Thanks, @gloomyandy — The code changes recently applied to Marlin under some duress were not very well tested and are leading to some anomalous behaviors and (I am hearing) a reduction in print quality as well, so I apologize. Previously Marlin wasn't perfect, but what we had was at least free from this kind of spurious triggering. We may end up reverting the bulk of the planner, stepper, and endstop changes so we can have a less buggy 1.1.9 release, and keep them in a separate development branch until they get more thorough testing and debugging.

Meanwhile, does the "noise reduction" help at all?
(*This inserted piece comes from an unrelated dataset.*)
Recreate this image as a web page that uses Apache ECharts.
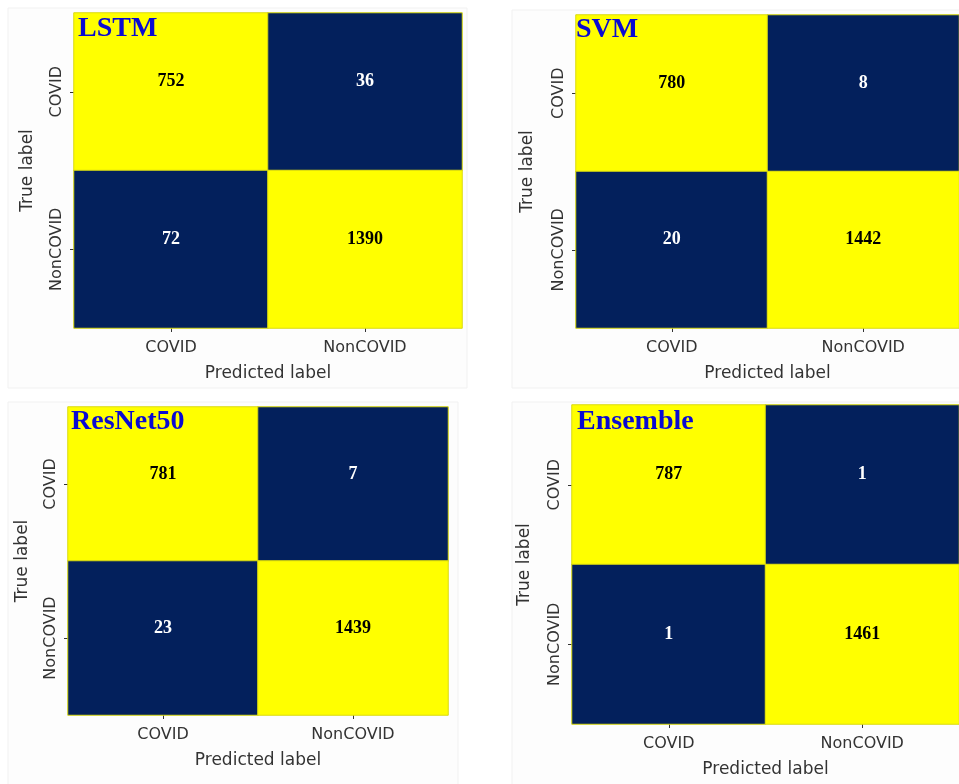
<!DOCTYPE html>
<html>
<head>
    <meta charset="utf-8">
    <title></title>
    <script src="https://cdn.jsdelivr.net/npm/echarts@6/dist/echarts.min.js"></script>
</head>
<body style="margin:0;background:#fff">
    <div id="main" style="width: 959px;height:784px;"></div>
    <script type="text/javascript">
var myChart = echarts.init(document.getElementById('main'));

// 混淆矩阵数据 (行 = True label, 列 = Predicted label)
var classes = ['COVID', 'NonCOVID'];
var models = ['LSTM', 'SVM', 'ResNet50', 'Ensemble'];
var lstm = [[752, 36], [72, 1390]];
var svm = [[780, 8], [20, 1442]];
var resnet = [[781, 7], [23, 1439]];
var ensemble = [[787, 1], [1, 1461]];
var matrices = [lstm, svm, resnet, ensemble];

var navy = '#03205c';
var yellow = '#ffff00';

// 每个子图的位置
var grids = [
  { left: 74, top: 13, width: 388, height: 315 },
  { left: 576, top: 15, width: 384, height: 313 },
  { left: 68, top: 407, width: 380, height: 308 },
  { left: 572, top: 405, width: 392, height: 319 }
];
var yNameGap = [38, 40, 37, 39];
var titlePos = [[78, 15], [576, 16], [71, 408], [577, 408]];
var panels = [[8, 8, 459, 380], [512, 10, 450, 378], [8, 402, 450, 384], [512, 402, 450, 384]];

var tickColor = '#333';
var xAxes = [], yAxes = [], series = [], titles = [], graphics = [];

for (var i = 0; i < 4; i++) {
  var data = [];
  for (var r = 0; r < 2; r++) {
    for (var c = 0; c < 2; c++) {
      var v = matrices[i][r][c];
      data.push({
        value: [c, r, v],
        label: { color: v > 400 ? '#000' : '#fff' }
      });
    }
  }
  xAxes.push({
    type: 'category',
    gridIndex: i,
    data: classes,
    name: 'Predicted label',
    nameLocation: 'middle',
    nameGap: 37,
    nameTextStyle: { fontFamily: 'DejaVu Sans', fontSize: 17, color: '#333' },
    axisLine: { show: false },
    axisTick: { show: true, alignWithLabel: true, length: 4, lineStyle: { color: tickColor } },
    axisLabel: { fontFamily: 'DejaVu Sans', fontSize: 16, color: '#333', margin: 12 },
    splitLine: { show: false },
    splitArea: { show: false }
  });
  yAxes.push({
    type: 'category',
    gridIndex: i,
    inverse: true,
    data: classes,
    name: 'True label',
    nameLocation: 'middle',
    nameGap: yNameGap[i],
    nameRotate: 90,
    nameTextStyle: { fontFamily: 'DejaVu Sans', fontSize: 17, color: '#333' },
    axisLine: { show: false },
    axisTick: { show: true, alignWithLabel: true, length: 4, lineStyle: { color: tickColor } },
    axisLabel: { fontFamily: 'DejaVu Sans', fontSize: 16, color: '#333', rotate: 90, margin: 9 },
    splitLine: { show: false },
    splitArea: { show: false }
  });
  series.push({
    type: 'heatmap',
    name: models[i],
    xAxisIndex: i,
    yAxisIndex: i,
    data: data,
    itemStyle: { borderColor: '#dada10', borderWidth: 1 },
    label: {
      show: true,
      offset: [0, -10],
      fontFamily: 'Liberation Serif',
      fontWeight: 'bold',
      fontSize: 18,
      formatter: function (p) { return p.value[2]; }
    },
    emphasis: { disabled: true }
  });
  titles.push({
    text: models[i],
    left: titlePos[i][0],
    top: titlePos[i][1],
    padding: 0,
    textStyle: { fontFamily: 'Liberation Serif', fontWeight: 'bold', fontSize: 28, color: '#0a0ad2' }
  });
  graphics.push({
    type: 'rect',
    z: -10,
    shape: { x: panels[i][0], y: panels[i][1], width: panels[i][2], height: panels[i][3] },
    style: { fill: '#fdfdfd', stroke: '#f1f1f1', lineWidth: 1 }
  });
}

var option = {
  backgroundColor: '#fff',
  animation: false,
  title: titles,
  grid: grids,
  xAxis: xAxes,
  yAxis: yAxes,
  visualMap: {
    type: 'piecewise',
    show: false,
    seriesIndex: [0, 1, 2, 3],
    dimension: 2,
    pieces: [
      { max: 400, color: navy },
      { min: 400, color: yellow }
    ]
  },
  graphic: graphics,
  series: series
};
myChart.setOption(option);
    </script>
</body>
</html>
I believe that without it there is no redundancy or de-bounce of the endstops whatsoever.

thinkyhead on 24 May 2018

I think a "spurious" endstop trigger may be aborting the move

This should only occur if endstops are left on.
Please test after doing an M121 to see if you still get the issue.

thinkyhead on 24 May 2018

Hi I will be doing more testing and will try all that you have suggested, but won't be able to get to do that until later. I will also be testing with the endstop interrupt feature on and off. After that I'll try and get a better picture of exactly what is happening. I suspect it is just a timing related issue uncovered by the new way of doing things.

Just to clarify about the move that doers not always happen. I'm talking about a move that is mid way through a G29 J4 sequence, this is basically the move just after the probe triggers to raise the nozzle/probe up to the height specified by Z_CLEARANCE_BETWEEN_PROBES basically occasionally it just doesn't happen and the X/Y move between consecutive probes happens at whatever height the probe had just triggered at. I suspect that when this move is made then the endstops may still be active (as it is mid way through a series of probe operations), but I'm by no means 100% sure.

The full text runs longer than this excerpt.